Without including any images, repeat the data exactly.

DATASET EXTRACT
..........
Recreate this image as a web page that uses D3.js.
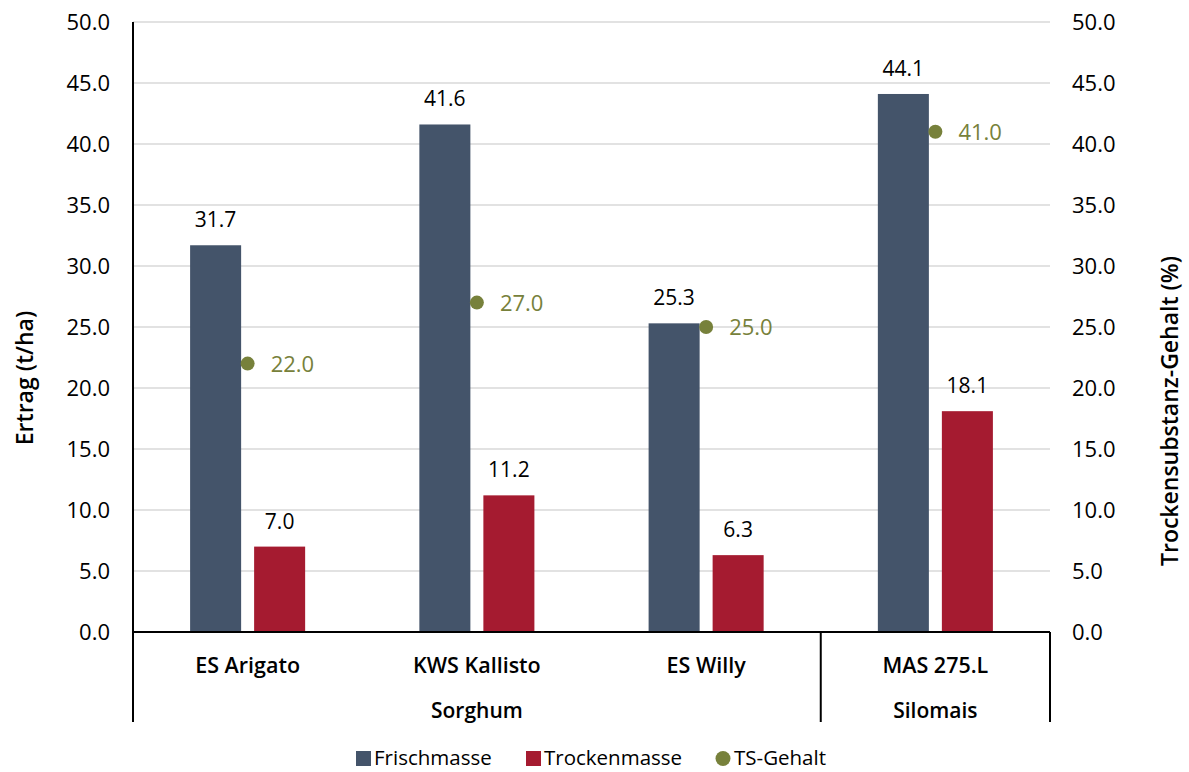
<!DOCTYPE html>
<html><head><meta charset="utf-8">
<script src="https://cdn.jsdelivr.net/npm/d3@7/dist/d3.min.js"></script>
<style>body{margin:0;background:#fff;} svg{display:block;font-family:"Open Sans", Lato, sans-serif;}</style>
</head><body><svg id="c" width="1189" height="772"></svg>
<script>
const categories = ["ES Arigato", "KWS Kallisto", "ES Willy", "MAS 275.L"];
const groups = [{name:"Sorghum", from:0, to:2}, {name:"Silomais", from:3, to:3}];
const frischmasse = [31.7, 41.6, 25.3, 44.1];
const trockenmasse = [7.0, 11.2, 6.3, 18.1];
const tsGehalt = [22.0, 27.0, 25.0, 41.0];
const yTicks = [0, 5, 10, 15, 20, 25, 30, 35, 40, 45, 50];
const seriesNames = ["Frischmasse", "Trockenmasse", "TS-Gehalt"];
const colors = {fm:"#44546a", tm:"#a51b30", ts:"#77813b"};

const svg = d3.select("#c");
const L = 133, R = 1050, T = 22, B = 632, AX = 722;
const FONT = '"Open Sans", Lato, sans-serif';
const x = d3.scaleBand().domain(categories).range([L, R]).paddingInner(0).paddingOuter(0);
const sub = d3.scaleBand().domain(["fm","tm"]).range([0, x.bandwidth()]).paddingInner(0.203).paddingOuter(0.892);
const y = d3.scaleLinear().domain([0, 50]).range([B, T]);
const y2 = d3.scaleLinear().domain([0, 50]).range([B, T]);

// grid
svg.append("g").selectAll("line").data(yTicks.filter(d=>d>0)).join("line")
  .attr("x1", L).attr("x2", R).attr("y1", d=>y(d)).attr("y2", d=>y(d))
  .attr("stroke", "#d9d9d9").attr("stroke-width", 1.3);

// axes
const la = svg.append("g").attr("transform", `translate(${L},0)`)
  .call(d3.axisLeft(y).tickValues(yTicks).tickFormat(d3.format(".1f")).tickSize(0).tickPadding(23));
la.select(".domain").remove();
la.selectAll("text").attr("font-size", 22).attr("fill", "#000").attr("font-family", FONT);
const ra = svg.append("g").attr("transform", `translate(${R},0)`)
  .call(d3.axisRight(y2).tickValues(yTicks).tickFormat(d3.format(".1f")).tickSize(0).tickPadding(22));
ra.select(".domain").remove();
ra.selectAll("text").attr("font-size", 22).attr("fill", "#000").attr("font-family", FONT);

// bars
const bw = sub.bandwidth();
svg.append("g").selectAll("rect").data(frischmasse).join("rect")
  .attr("x", (d,i)=>x(categories[i]) + sub("fm")).attr("width", bw)
  .attr("y", d=>y(d)).attr("height", d=>B - y(d)).attr("fill", colors.fm);
svg.append("g").selectAll("rect").data(trockenmasse).join("rect")
  .attr("x", (d,i)=>x(categories[i]) + sub("tm")).attr("width", bw)
  .attr("y", d=>y(d)).attr("height", d=>B - y(d)).attr("fill", colors.tm);

// bar labels
const fmt = d3.format(".1f");
svg.append("g").selectAll("text").data(frischmasse).join("text")
  .attr("x", (d,i)=>x(categories[i]) + sub("fm") + bw/2).attr("y", d=>y(d) - 18)
  .attr("text-anchor", "middle").attr("font-size", 21).attr("fill", "#000").text(fmt);
svg.append("g").selectAll("text").data(trockenmasse).join("text")
  .attr("x", (d,i)=>x(categories[i]) + sub("tm") + bw/2).attr("y", d=>y(d) - 18)
  .attr("text-anchor", "middle").attr("font-size", 21).attr("fill", "#000").text(fmt);

// TS points
svg.append("g").selectAll("circle").data(tsGehalt).join("circle")
  .attr("cx", (d,i)=>x(categories[i]) + x.bandwidth()/2).attr("cy", d=>y2(d)).attr("r", 7)
  .attr("fill", colors.ts);
svg.append("g").selectAll("text").data(tsGehalt).join("text")
  .attr("x", (d,i)=>x(categories[i]) + x.bandwidth()/2 + 23).attr("y", d=>y2(d) + 8)
  .attr("font-size", 22).attr("fill", colors.ts).text(fmt);

// axis lines
const ax = svg.append("g").attr("stroke", "#000").attr("stroke-width", 2);
ax.append("line").attr("x1", L).attr("x2", R).attr("y1", B).attr("y2", B);
ax.append("line").attr("x1", L).attr("x2", L).attr("y1", T).attr("y2", AX);
groups.forEach(g => {
  const xe = x(categories[g.to]) + x.bandwidth();
  ax.append("line").attr("x1", xe).attr("x2", xe).attr("y1", B).attr("y2", AX);
});

// category labels
svg.append("g").selectAll("text").data(categories).join("text")
  .attr("x", d=>x(d) + x.bandwidth()/2).attr("y", 673).attr("text-anchor", "middle")
  .attr("font-size", 21.5).attr("font-weight", 600).attr("fill", "#000").text(d=>d);
svg.append("g").selectAll("text").data(groups).join("text")
  .attr("x", g=>(x(categories[g.from]) + x(categories[g.to]) + x.bandwidth())/2).attr("y", 718)
  .attr("text-anchor", "middle").attr("font-size", 21).attr("font-weight", 600).attr("fill", "#000").text(g=>g.name);

// axis titles
svg.append("text").attr("transform", "translate(33,378) rotate(-90)").attr("text-anchor", "middle")
  .attr("font-size", 23).attr("font-weight", 600).attr("fill", "#000").text("Ertrag (t/ha)");
svg.append("text").attr("transform", "translate(1178,411) rotate(-90)").attr("text-anchor", "middle")
  .attr("font-size", 23).attr("font-weight", 600).attr("fill", "#000").text("Trockensubstanz-Gehalt (%)");

// legend
const lg = svg.append("g");
const items = [{x:356, c:colors.fm, t:seriesNames[0], shape:"rect"},
               {x:526, c:colors.tm, t:seriesNames[1], shape:"rect"},
               {x:716, c:colors.ts, t:seriesNames[2], shape:"circle"}];
items.forEach(it => {
  if (it.shape === "rect") lg.append("rect").attr("x", it.x).attr("y", 751).attr("width", 15).attr("height", 15).attr("fill", it.c);
  else lg.append("circle").attr("cx", it.x + 7).attr("cy", 758.5).attr("r", 7.5).attr("fill", it.c);
  lg.append("text").attr("x", it.x + 18).attr("y", 765).attr("font-size", 20.5).attr("fill", "#000").text(it.t);
});
</script></body></html>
..........
OUTPUT BELOW
Recreate this image as a web page that uses D3.js.
<!DOCTYPE html>
<html><head><meta charset="utf-8">
<script src="https://cdn.jsdelivr.net/npm/d3@7/dist/d3.min.js"></script>
<style>body{margin:0;background:#fff;} svg{display:block;font-family:"Open Sans", Lato, sans-serif;}</style>
</head><body><svg id="c" width="1189" height="772"></svg>
<script>
const categories = ["ES Arigato", "KWS Kallisto", "ES Willy", "MAS 275.L"];
const groups = [{name:"Sorghum", from:0, to:2}, {name:"Silomais", from:3, to:3}];
const frischmasse = [31.7, 41.6, 25.3, 44.1];
const trockenmasse = [7.0, 11.2, 6.3, 18.1];
const tsGehalt = [22.0, 27.0, 25.0, 41.0];
const yTicks = [0, 5, 10, 15, 20, 25, 30, 35, 40, 45, 50];
const seriesNames = ["Frischmasse", "Trockenmasse", "TS-Gehalt"];
const colors = {fm:"#44546a", tm:"#a51b30", ts:"#77813b"};

const svg = d3.select("#c");
const L = 133, R = 1050, T = 22, B = 632, AX = 722;
const FONT = '"Open Sans", Lato, sans-serif';
const x = d3.scaleBand().domain(categories).range([L, R]).paddingInner(0).paddingOuter(0);
const sub = d3.scaleBand().domain(["fm","tm"]).range([0, x.bandwidth()]).paddingInner(0.203).paddingOuter(0.892);
const y = d3.scaleLinear().domain([0, 50]).range([B, T]);
const y2 = d3.scaleLinear().domain([0, 50]).range([B, T]);

// grid
svg.append("g").selectAll("line").data(yTicks.filter(d=>d>0)).join("line")
  .attr("x1", L).attr("x2", R).attr("y1", d=>y(d)).attr("y2", d=>y(d))
  .attr("stroke", "#d9d9d9").attr("stroke-width", 1.3);

// axes
const la = svg.append("g").attr("transform", `translate(${L},0)`)
  .call(d3.axisLeft(y).tickValues(yTicks).tickFormat(d3.format(".1f")).tickSize(0).tickPadding(23));
la.select(".domain").remove();
la.selectAll("text").attr("font-size", 22).attr("fill", "#000").attr("font-family", FONT);
const ra = svg.append("g").attr("transform", `translate(${R},0)`)
  .call(d3.axisRight(y2).tickValues(yTicks).tickFormat(d3.format(".1f")).tickSize(0).tickPadding(22));
ra.select(".domain").remove();
ra.selectAll("text").attr("font-size", 22).attr("fill", "#000").attr("font-family", FONT);

// bars
const bw = sub.bandwidth();
svg.append("g").selectAll("rect").data(frischmasse).join("rect")
  .attr("x", (d,i)=>x(categories[i]) + sub("fm")).attr("width", bw)
  .attr("y", d=>y(d)).attr("height", d=>B - y(d)).attr("fill", colors.fm);
svg.append("g").selectAll("rect").data(trockenmasse).join("rect")
  .attr("x", (d,i)=>x(categories[i]) + sub("tm")).attr("width", bw)
  .attr("y", d=>y(d)).attr("height", d=>B - y(d)).attr("fill", colors.tm);

// bar labels
const fmt = d3.format(".1f");
svg.append("g").selectAll("text").data(frischmasse).join("text")
  .attr("x", (d,i)=>x(categories[i]) + sub("fm") + bw/2).attr("y", d=>y(d) - 18)
  .attr("text-anchor", "middle").attr("font-size", 21).attr("fill", "#000").text(fmt);
svg.append("g").selectAll("text").data(trockenmasse).join("text")
  .attr("x", (d,i)=>x(categories[i]) + sub("tm") + bw/2).attr("y", d=>y(d) - 18)
  .attr("text-anchor", "middle").attr("font-size", 21).attr("fill", "#000").text(fmt);

// TS points
svg.append("g").selectAll("circle").data(tsGehalt).join("circle")
  .attr("cx", (d,i)=>x(categories[i]) + x.bandwidth()/2).attr("cy", d=>y2(d)).attr("r", 7)
  .attr("fill", colors.ts);
svg.append("g").selectAll("text").data(tsGehalt).join("text")
  .attr("x", (d,i)=>x(categories[i]) + x.bandwidth()/2 + 23).attr("y", d=>y2(d) + 8)
  .attr("font-size", 22).attr("fill", colors.ts).text(fmt);

// axis lines
const ax = svg.append("g").attr("stroke", "#000").attr("stroke-width", 2);
ax.append("line").attr("x1", L).attr("x2", R).attr("y1", B).attr("y2", B);
ax.append("line").attr("x1", L).attr("x2", L).attr("y1", T).attr("y2", AX);
groups.forEach(g => {
  const xe = x(categories[g.to]) + x.bandwidth();
  ax.append("line").attr("x1", xe).attr("x2", xe).attr("y1", B).attr("y2", AX);
});

// category labels
svg.append("g").selectAll("text").data(categories).join("text")
  .attr("x", d=>x(d) + x.bandwidth()/2).attr("y", 673).attr("text-anchor", "middle")
  .attr("font-size", 21.5).attr("font-weight", 600).attr("fill", "#000").text(d=>d);
svg.append("g").selectAll("text").data(groups).join("text")
  .attr("x", g=>(x(categories[g.from]) + x(categories[g.to]) + x.bandwidth())/2).attr("y", 718)
  .attr("text-anchor", "middle").attr("font-size", 21).attr("font-weight", 600).attr("fill", "#000").text(g=>g.name);

// axis titles
svg.append("text").attr("transform", "translate(33,378) rotate(-90)").attr("text-anchor", "middle")
  .attr("font-size", 23).attr("font-weight", 600).attr("fill", "#000").text("Ertrag (t/ha)");
svg.append("text").attr("transform", "translate(1178,411) rotate(-90)").attr("text-anchor", "middle")
  .attr("font-size", 23).attr("font-weight", 600).attr("fill", "#000").text("Trockensubstanz-Gehalt (%)");

// legend
const lg = svg.append("g");
const items = [{x:356, c:colors.fm, t:seriesNames[0], shape:"rect"},
               {x:526, c:colors.tm, t:seriesNames[1], shape:"rect"},
               {x:716, c:colors.ts, t:seriesNames[2], shape:"circle"}];
items.forEach(it => {
  if (it.shape === "rect") lg.append("rect").attr("x", it.x).attr("y", 751).attr("width", 15).attr("height", 15).attr("fill", it.c);
  else lg.append("circle").attr("cx", it.x + 7).attr("cy", 758.5).attr("r", 7.5).attr("fill", it.c);
  lg.append("text").attr("x", it.x + 18).attr("y", 765).attr("font-size", 20.5).attr("fill", "#000").text(it.t);
});
</script></body></html>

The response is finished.